* Begin *
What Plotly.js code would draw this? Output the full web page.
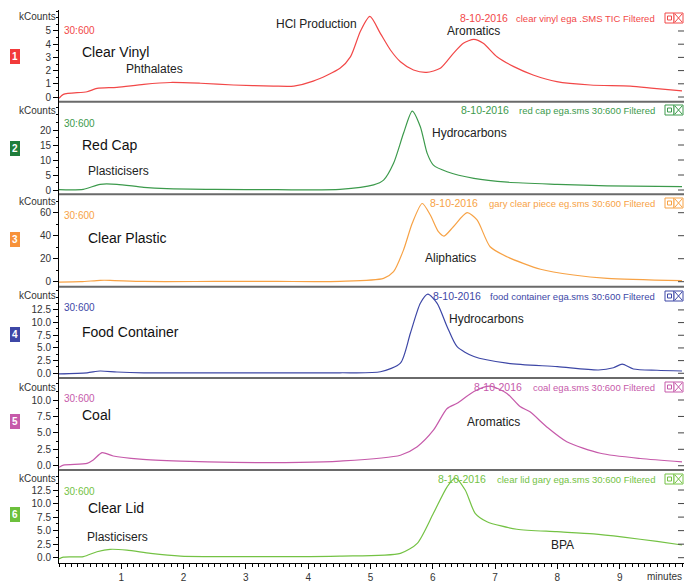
<!DOCTYPE html>
<html>
<head>
<meta charset="utf-8">
<script src="https://cdn.plot.ly/plotly-3.0.1.min.js"></script>
<style>html,body{margin:0;padding:0;background:#fff;}#chart{width:684px;height:583px;}</style>
</head>
<body>
<div id="chart"></div>
<script>
// ---------- DATA (minutes, kCounts) ----------
const vinylT = [0, 0.07, 0.45, 0.61, 0.93, 1.36, 1.79, 2.27, 2.8, 3.44, 3.77, 4.08, 4.51, 4.68, 4.84, 4.99, 5.16, 5.32, 5.48, 5.69, 5.9, 6.12, 6.33, 6.49, 6.66, 6.81, 7.03, 7.3, 7.61, 7.99, 8.53, 9.17, 9.55, 10.0];
const vinylY = [-0.1, 0.2, 0.4, 0.65, 0.73, 0.96, 1.1, 1.04, 0.91, 0.83, 0.83, 1.2, 2.17, 3.06, 5.0, 6.1, 4.8, 3.56, 2.67, 2.05, 1.87, 2.17, 3.3, 4.07, 4.37, 4.07, 3.05, 2.3, 1.67, 1.16, 0.91, 0.83, 0.66, 0.47];

const redcapT = [0, 0.39, 0.66, 0.93, 1.36, 1.73, 2.5, 3.5, 4.51, 5.05, 5.21, 5.37, 5.53, 5.67, 5.8, 5.91, 6.01, 6.23, 6.66, 7.2, 8.0, 8.8, 10.0];
const redcapY = [0.1, 0.2, 1.9, 1.9, 0.9, 0.45, 0.2, 0.1, 0.2, 1.7, 3.3, 8.9, 18.9, 26.3, 21.1, 12.2, 8.3, 6.1, 3.9, 2.6, 1.9, 1.4, 1.1];

const plasticT = [0, 0.35, 0.66, 0.82, 1.36, 2.5, 3.5, 4.51, 5.21, 5.37, 5.53, 5.67, 5.83, 5.96, 6.09, 6.18, 6.33, 6.55, 6.71, 6.92, 7.19, 7.73, 8.26, 8.8, 10.0];
const plasticY = [-0.3, 0, 1.2, 1.2, 0.2, 0.2, 0.2, 0.3, 2.9, 8.7, 27.6, 50.8, 68, 58, 43.5, 39.7, 47.8, 60, 53.7, 30.4, 21.7, 10.8, 5.8, 2.9, 0.9];

const foodT = [0, 0.45, 0.66, 0.93, 1.36, 2.5, 3.5, 4.51, 5.16, 5.48, 5.64, 5.8, 5.92, 6.07, 6.23, 6.39, 6.66, 7.19, 8.0, 8.66, 8.9, 9.04, 9.22, 9.6, 10.0];
const foodY = [-0.1, 0.1, 0.45, 0.25, 0.1, 0.1, 0.1, 0.1, 0.3, 2.0, 7.9, 13.8, 15.6, 13.8, 9.2, 5.25, 3.3, 2.0, 1.3, 0.65, 1.1, 1.8, 0.85, 0.6, 0.45];

const coalT = [0, 0.07, 0.45, 0.55, 0.69, 0.87, 1.3, 1.95, 2.8, 3.87, 4.51, 5.48, 5.75, 6.01, 6.23, 6.39, 6.66, 6.92, 7.19, 7.4, 7.56, 7.83, 8.15, 8.69, 9.33, 10.0];
const coalY = [-0.25, 0.1, 0.36, 0.87, 2.0, 1.48, 1.0, 0.7, 0.5, 0.5, 0.7, 1.6, 2.9, 5.4, 8.7, 9.5, 11.3, 12.1, 11.0, 9.0, 8.2, 5.9, 3.65, 1.9, 1.1, 0.6];

const lidT = [0, 0.07, 0.39, 0.61, 0.82, 1.09, 1.47, 1.95, 3.6, 4.51, 5.48, 5.75, 6.01, 6.23, 6.36, 6.52, 6.68, 6.87, 7.35, 7.99, 8.58, 9.06, 9.6, 10.0];
const lidY = [-0.25, 0.1, 0.2, 1.1, 1.55, 1.4, 0.8, 0.3, 0.2, 0.3, 0.8, 2.65, 8.2, 13.1, 14.7, 12.5, 8.2, 6.65, 5.25, 4.8, 4.4, 3.8, 3.0, 2.35];

const seriesT = [vinylT, redcapT, plasticT, foodT, coalT, lidT];
const seriesY = [vinylY, redcapY, plasticY, foodY, coalY, lidY];

const sampleNames = ["Clear Vinyl", "Red Cap", "Clear Plastic", "Food Container", "Coal", "Clear Lid"];
const fileNames = ["clear vinyl ega .SMS TIC Filtered", "red cap ega.sms 30:600 Filtered",
  "gary clear piece eg.sms 30:600 Filtered", "food container ega.sms 30:600 Filtered",
  "coal ega.sms 30:600 Filtered", "clear lid gary ega.sms 30:600 Filtered"];
const dateLabel = "8-10-2016";
const massRange = "30:600";
const panelNumbers = ["1", "2", "3", "4", "5", "6"];

const yTickVals = [[0,1,2,3,4,5],[0,5,10,15,20],[0,20,40,60],[0,2.5,5,7.5,10,12.5],[0,2.5,5,7.5,10],[0,2.5,5,7.5,10,12.5]];
const xTickVals = [1,2,3,4,5,6,7,8,9];

// peak labels
const peakPanel = [0, 0, 0, 1, 1, 2, 3, 4, 5, 5];
const peakText  = ["HCl Production", "Phthalates", "Aromatics", "Plasticisers", "Hydrocarbons", "Aliphatics", "Hydrocarbons", "Aromatics", "Plasticisers", "BPA"];
const peakX     = [4.13, 1.53, 6.65, 0.95, 6.59, 6.28, 6.86, 6.97, 0.94, 8.08];
const peakY     = [5.53, 2.12, 5.0, 6.33, 19, 20.6, 10.7, 6.65, 3.83, 2.35];

// ---------- STYLE / LAYOUT ----------
const W = 684, H = 583, ML = 59, MR = 0, MT = 10, MB = 20;
const pxX = px => (px - ML) / (W - ML - MR);
const pxY = py => (H - MB - py) / (H - MT - MB);

const lineColors = ["#f24848", "#3c9a4c", "#f7a245", "#3d47a6", "#c65aaa", "#74c244"];
const textColors = ["#f24848", "#3c9a4c", "#f7a245", "#3d47a6", "#c65aaa", "#74c244"];
const boxColors  = ["#f23a3a", "#1f7d3b", "#f7923a", "#3d47a6", "#c65aaa", "#6cc03c"];
const boundsPx = [10, 101.7, 194.3, 286.7, 378, 470, 563];
const yRanges = [[-0.356, 6.59], [-1.43, 29.43], [-4.35, 76.0], [-0.93, 17.08], [-0.65, 13.35], [-0.98, 16.2]];
const yMinor = [0.5, 2.5, 10, 1.25, 1.25, 1.25];
const headerPx = [18, 110, 203, 296, 387, 479];
const kcountsPx = [17, 110, 202, 295, 387, 478];
const datePx = [484, 485, 454, 457, 498, 462];
const namePx = [[80, 52], [80, 145], [86, 238], [80, 332], [80, 415], [86, 508]];
const massPx = [31, 123, 215, 307, 398, 491];
const boxPx = [56, 148, 240, 334, 422, 514];

const FONT = "Liberation Sans, Arial, sans-serif";
const traces = [];
const layout = {
  width: W, height: H,
  margin: {l: ML, r: MR, t: MT, b: MB},
  paper_bgcolor: "#fff", plot_bgcolor: "#fff",
  showlegend: false,
  font: {family: FONT, size: 10, color: "#333"},
  xaxis: {
    range: [0, (W - ML - MR) / 62.3], tickvals: xTickVals, ticktext: xTickVals.map(String),
    showgrid: false, zeroline: false, showline: true, linecolor: "#000", linewidth: 1,
    ticks: "outside", ticklen: 5, tickcolor: "#000", tickfont: {size: 10, color: "#333"},
    minor: {ticks: "outside", dtick: 0.1, tick0: 0, ticklen: 3, tickcolor: "#000"},
    anchor: "y6", fixedrange: true
  },
  annotations: [], shapes: []
};

for (let i = 0; i < 6; i++) {
  const n = i + 1;
  const yk = n === 1 ? "yaxis" : "yaxis" + n;
  const yr = n === 1 ? "y" : "y" + n;
  traces.push({
    x: seriesT[i], y: seriesY[i], type: "scatter", mode: "lines",
    line: {color: lineColors[i], width: 1.2, shape: "spline", smoothing: 0.7},
    xaxis: "x", yaxis: yr, hoverinfo: "skip"
  });
  const fmt = (i >= 3) ? ".1f" : "d";
  layout[yk] = {
    domain: [pxY(boundsPx[i + 1]), pxY(boundsPx[i])],
    range: yRanges[i], tickvals: yTickVals[i], tickformat: fmt,
    showgrid: false, zeroline: false, showline: true, linecolor: "#000", linewidth: 1,
    ticks: "outside", ticklen: 5, tickcolor: "#000", tickfont: {size: 10, color: "#333"},
    minor: {ticks: "outside", dtick: yMinor[i], tick0: 0, ticklen: 2, tickcolor: "#000"},
    anchor: "x", fixedrange: true
  };
  yTickVals[i].forEach(v => {
    layout.shapes.push({type: "line", xref: "paper", yref: yr, x0: pxX(678), x1: pxX(684), y0: v, y1: v,
      line: {color: "#444", width: 1}});
  });
  layout.annotations.push({xref: "paper", yref: "paper", x: 0, y: pxY(kcountsPx[i]), xanchor: "right", yanchor: "middle",
    xshift: -1, text: "kCounts", showarrow: false, font: {size: 10, color: "#333"}});
  layout.annotations.push({xref: "paper", yref: "paper", x: pxX(62), y: pxY(massPx[i]), xanchor: "left", yanchor: "middle",
    text: massRange, showarrow: false, font: {size: 10, color: textColors[i]}});
  layout.annotations.push({xref: "paper", yref: "paper", x: pxX(namePx[i][0]), y: pxY(namePx[i][1]), xanchor: "left", yanchor: "middle",
    text: sampleNames[i], showarrow: false, font: {size: 14, color: "#111"}});
  layout.annotations.push({xref: "paper", yref: "paper", x: pxX(datePx[i]), y: pxY(headerPx[i]), xanchor: "center", yanchor: "middle",
    text: dateLabel, showarrow: false, font: {size: 10.5, color: textColors[i]}});
  layout.annotations.push({xref: "paper", yref: "paper", x: pxX(657), y: pxY(headerPx[i]), xanchor: "right", yanchor: "middle",
    text: fileNames[i], showarrow: false, font: {size: 9.5, color: textColors[i]}});
  layout.annotations.push({xref: "paper", yref: "paper", x: pxX(15), y: pxY(boxPx[i]), xanchor: "center", yanchor: "middle",
    text: "<b>" + panelNumbers[i] + "</b>", showarrow: false, font: {size: 10, color: "#fff"},
    bgcolor: boxColors[i], bordercolor: boxColors[i], borderwidth: 1, borderpad: 1});
  const yc = headerPx[i], h = 5;
  layout.shapes.push({type: "rect", xref: "paper", yref: "paper", x0: pxX(665), x1: pxX(674), y0: pxY(yc + h), y1: pxY(yc - h),
    line: {color: textColors[i], width: 1}, fillcolor: "#fff"});
  layout.shapes.push({type: "rect", xref: "paper", yref: "paper", x0: pxX(667.5), x1: pxX(671.5), y0: pxY(yc + 2), y1: pxY(yc - 2),
    line: {color: textColors[i], width: 1}, fillcolor: "rgba(0,0,0,0)"});
  layout.shapes.push({type: "rect", xref: "paper", yref: "paper", x0: pxX(674), x1: pxX(683), y0: pxY(yc + h), y1: pxY(yc - h),
    line: {color: textColors[i], width: 1}, fillcolor: "#fff"});
  layout.shapes.push({type: "line", xref: "paper", yref: "paper", x0: pxX(675), x1: pxX(682), y0: pxY(yc + h - 1), y1: pxY(yc - h + 1),
    line: {color: textColors[i], width: 1}});
  layout.shapes.push({type: "line", xref: "paper", yref: "paper", x0: pxX(675), x1: pxX(682), y0: pxY(yc - h + 1), y1: pxY(yc + h - 1),
    line: {color: textColors[i], width: 1}});
}
for (let k = 1; k <= 5; k++) {
  layout.shapes.push({type: "line", xref: "paper", yref: "paper", x0: 0, x1: 1, y0: pxY(boundsPx[k]), y1: pxY(boundsPx[k]),
    line: {color: "#6a6a6a", width: 2}, layer: "below"});
}
for (let j = 0; j < peakText.length; j++) {
  const p = peakPanel[j] + 1;
  layout.annotations.push({xref: "x", yref: p === 1 ? "y" : "y" + p, x: peakX[j], y: peakY[j],
    xanchor: "center", yanchor: "middle", text: peakText[j], showarrow: false, font: {size: 12, color: "#222"}});
}
layout.annotations.push({xref: "paper", yref: "paper", x: 1, y: pxY(576), xanchor: "right", yanchor: "middle",
  text: "minutes", showarrow: false, font: {size: 10, color: "#333"}});

Plotly.newPlot("chart", traces, layout, {staticPlot: true, displayModeBar: false});
</script>
</body>
</html>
* End *
▶ **WHAT TO DO**
From the first line above to the line containing "1.9, 1.1, 0.6];", repeat each line exactly. Pictures stay out.

▶ **CORRECT RESULT**
What Plotly.js code would draw this? Output the full web page.
<!DOCTYPE html>
<html>
<head>
<meta charset="utf-8">
<script src="https://cdn.plot.ly/plotly-3.0.1.min.js"></script>
<style>html,body{margin:0;padding:0;background:#fff;}#chart{width:684px;height:583px;}</style>
</head>
<body>
<div id="chart"></div>
<script>
// ---------- DATA (minutes, kCounts) ----------
const vinylT = [0, 0.07, 0.45, 0.61, 0.93, 1.36, 1.79, 2.27, 2.8, 3.44, 3.77, 4.08, 4.51, 4.68, 4.84, 4.99, 5.16, 5.32, 5.48, 5.69, 5.9, 6.12, 6.33, 6.49, 6.66, 6.81, 7.03, 7.3, 7.61, 7.99, 8.53, 9.17, 9.55, 10.0];
const vinylY = [-0.1, 0.2, 0.4, 0.65, 0.73, 0.96, 1.1, 1.04, 0.91, 0.83, 0.83, 1.2, 2.17, 3.06, 5.0, 6.1, 4.8, 3.56, 2.67, 2.05, 1.87, 2.17, 3.3, 4.07, 4.37, 4.07, 3.05, 2.3, 1.67, 1.16, 0.91, 0.83, 0.66, 0.47];

const redcapT = [0, 0.39, 0.66, 0.93, 1.36, 1.73, 2.5, 3.5, 4.51, 5.05, 5.21, 5.37, 5.53, 5.67, 5.8, 5.91, 6.01, 6.23, 6.66, 7.2, 8.0, 8.8, 10.0];
const redcapY = [0.1, 0.2, 1.9, 1.9, 0.9, 0.45, 0.2, 0.1, 0.2, 1.7, 3.3, 8.9, 18.9, 26.3, 21.1, 12.2, 8.3, 6.1, 3.9, 2.6, 1.9, 1.4, 1.1];

const plasticT = [0, 0.35, 0.66, 0.82, 1.36, 2.5, 3.5, 4.51, 5.21, 5.37, 5.53, 5.67, 5.83, 5.96, 6.09, 6.18, 6.33, 6.55, 6.71, 6.92, 7.19, 7.73, 8.26, 8.8, 10.0];
const plasticY = [-0.3, 0, 1.2, 1.2, 0.2, 0.2, 0.2, 0.3, 2.9, 8.7, 27.6, 50.8, 68, 58, 43.5, 39.7, 47.8, 60, 53.7, 30.4, 21.7, 10.8, 5.8, 2.9, 0.9];

const foodT = [0, 0.45, 0.66, 0.93, 1.36, 2.5, 3.5, 4.51, 5.16, 5.48, 5.64, 5.8, 5.92, 6.07, 6.23, 6.39, 6.66, 7.19, 8.0, 8.66, 8.9, 9.04, 9.22, 9.6, 10.0];
const foodY = [-0.1, 0.1, 0.45, 0.25, 0.1, 0.1, 0.1, 0.1, 0.3, 2.0, 7.9, 13.8, 15.6, 13.8, 9.2, 5.25, 3.3, 2.0, 1.3, 0.65, 1.1, 1.8, 0.85, 0.6, 0.45];

const coalT = [0, 0.07, 0.45, 0.55, 0.69, 0.87, 1.3, 1.95, 2.8, 3.87, 4.51, 5.48, 5.75, 6.01, 6.23, 6.39, 6.66, 6.92, 7.19, 7.4, 7.56, 7.83, 8.15, 8.69, 9.33, 10.0];
const coalY = [-0.25, 0.1, 0.36, 0.87, 2.0, 1.48, 1.0, 0.7, 0.5, 0.5, 0.7, 1.6, 2.9, 5.4, 8.7, 9.5, 11.3, 12.1, 11.0, 9.0, 8.2, 5.9, 3.65, 1.9, 1.1, 0.6];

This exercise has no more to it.